You can use the storage usage metric to help you understand your storage costs. For more information about storage usage charges, see Storage and Networking Pricing.

Binary logs use storage space. Binary logs are automatically deleted with their associated automatic backup, which generally happens after about 7 days. You cannot manually delete binary logs, nor change the 7-day period.

If the size of your binary logs are causing an issue for your instance, you can increase your storage size, but the binary log size increase in disk usage might be temporary. To avoid unexpected storage issues, we recommend enabling automatic storage increases for all instances.

You can disable and then re-enable binary logging, which deletes binary logs. Note, however, that decreasing the write-ahead logs used doesn't shrink the size of the disk provisioned for the instance.

Temp data is included in the storage usage metric. Temp data is removed as part of maintenance and is allowed to increase beyond user-defined capacity limits to avoid a disk full event, at no charge to the user.

A newly created database uses several hundred MB for system tables and files.

CPU usage

You can use this metric to monitor whether your instance has sufficient CPU for your application needs. If this value is running too high, you can increase the size of your machine type to give your instance more CPU capability.

Memory usage

The amount of memory being used by your instance.

Read/write operations

The Number of Reads metric is the number of read operations served from disk that do not come from cache. You can use this metric to help you understand whether your instance is correctly sized for your environment. If needed, you can move to a larger machine type to serve more requests from cache and reduce latency.
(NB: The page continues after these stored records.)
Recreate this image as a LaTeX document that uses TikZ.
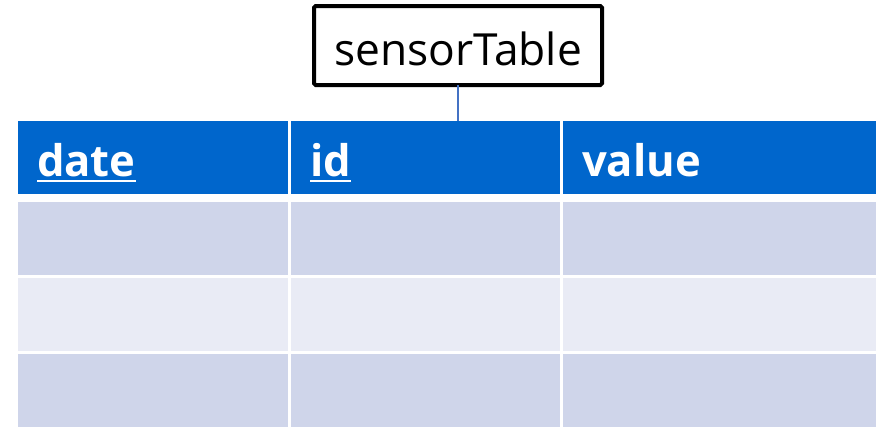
\documentclass[tikz,border=0pt]{standalone}
\usepackage{fontspec}
\setmainfont{Open Sans}
\usetikzlibrary{positioning}

\definecolor{headblue}{HTML}{0066CC}
\definecolor{rowdark}{HTML}{CFD5EA}
\definecolor{rowlight}{HTML}{E9EBF5}
\definecolor{linkblue}{HTML}{4472C4}

% key columns are underlined
\newcommand{\keyname}[1]{\setbox0\hbox{#1}\rlap{\rule[-0.15cm]{\wd0}{0.05cm}}\box0}

\begin{document}
\begin{tikzpicture}[node distance=0.075cm,
  every node/.style={outer sep=0pt, inner ysep=0pt, inner xsep=0.475cm},
  titlebox/.style={draw=black, line width=0.1cm, rounded corners=0.04cm, fill=white,
    minimum width=7.2cm, minimum height=1.975cm, inner xsep=0.1cm,
    font=\fontsize{31.5}{38}\selectfont, text height=1.05cm, text depth=0.075cm},
  head/.style={fill=headblue, text=white, font=\fontsize{31}{37}\selectfont\bfseries,
    minimum height=1.825cm, text height=1cm, text depth=0.075cm, align=left},
  dark/.style={fill=rowdark, minimum height=1.825cm},
  light/.style={fill=rowlight, minimum height=1.825cm},
  colA/.style={text width=5.8cm},
  colB/.style={text width=5.775cm},
  colC/.style={text width=6.875cm},
  link/.style={draw=linkblue, line width=0.03cm}]
\useasboundingbox (0,0) rectangle (21.9,-10.675);

\node (title) [titlebox] at (11.45,-1.1375) {sensorTable};

\node (h1) [head, colA, anchor=north west] at (0.45,-3.025) {\keyname{date}};
\node (h2) [head, colB, right=of h1] {\keyname{id}};
\node (h3) [head, colC, right=of h2] {value};

\node (a1) [dark, colA, below=0.2cm of h1] {};
\node (b1) [dark, colB, right=of a1] {};
\node (c1) [dark, colC, right=of b1] {};
\node (a2) [light, colA, below=of a1] {};
\node (b2) [light, colB, right=of a2] {};
\node (c2) [light, colC, right=of b2] {};
\node (a3) [dark, colA, below=of a2] {};
\node (b3) [dark, colB, right=of a3] {};
\node (c3) [dark, colC, right=of b3] {};

\coordinate (drop) at (title.south |- h2.north);
\draw[link] (title) -- (drop);
\end{tikzpicture}
\end{document}
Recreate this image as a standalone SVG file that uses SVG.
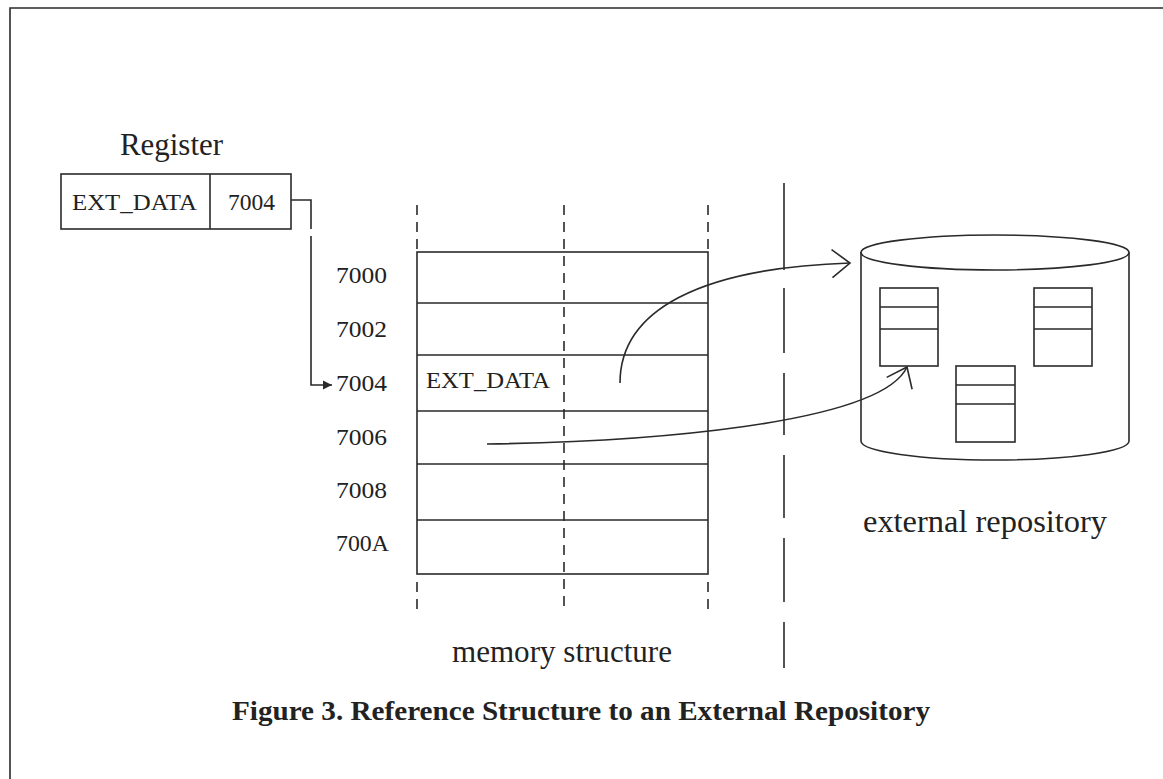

The Number of Writes metric is the number of write operations to disk. Write activity is generated even if your application is not active, because Cloud SQL instances write to a system table approximately every second (except for replicas).

Active connections Number of open connections to the Cloud SQL instance.
Ingress/Egress bytes (bytes/sec) The amount of network traffic coming into or leaving the instance.
MySQL queries (queries/sec) The number of statements executed by the server. To see what statements are measured as queries, see Server Status Variables in the MySQL Reference Manual.
MySQL questions (questions/sec) The number of statements executed by the server sent by clients. To see what statements are measured as questions, see Server Status Variables in the MySQL Reference Manual.
Read/write InnoDB pages (pages/sec) The number of InnoDB pages read and written. For more information, see InnoDB Startup Options and System Variables in the MySQL Reference Manual.
InnoDB data fsyncs (operations/sec) The number of InnoDB fsync() calls. For more information, see InnoDB Startup Options and System Variables in the MySQL Reference Manual.
InnoDB log fsyncs (operations/sec) The number of InnoDB fsync() calls to the log file. For more information, see InnoDB Startup Options and System Variables in the MySQL Reference Manual.
Instance state The state of your instance is indicated by the status icon, next to the instance name. You can also monitor the cloudsql.googleapis.com/database/instance_state metric.

Compare metrics from multiple instances

  1. In the Google Cloud console, go to the Cloud SQL Instances page.

    Go to Cloud SQL Instances

  2. From the Cloud SQL Instances page, choose up to five instances to compare by selecting the checkbox to the left of the instance name.
  3. On the Info Panel on the right, select the Monitoring tab.
  4. From the metrics drop-down, select the metric to use for comparing instances.

    You can see the data for a specific moment by holding the pointer over the chart.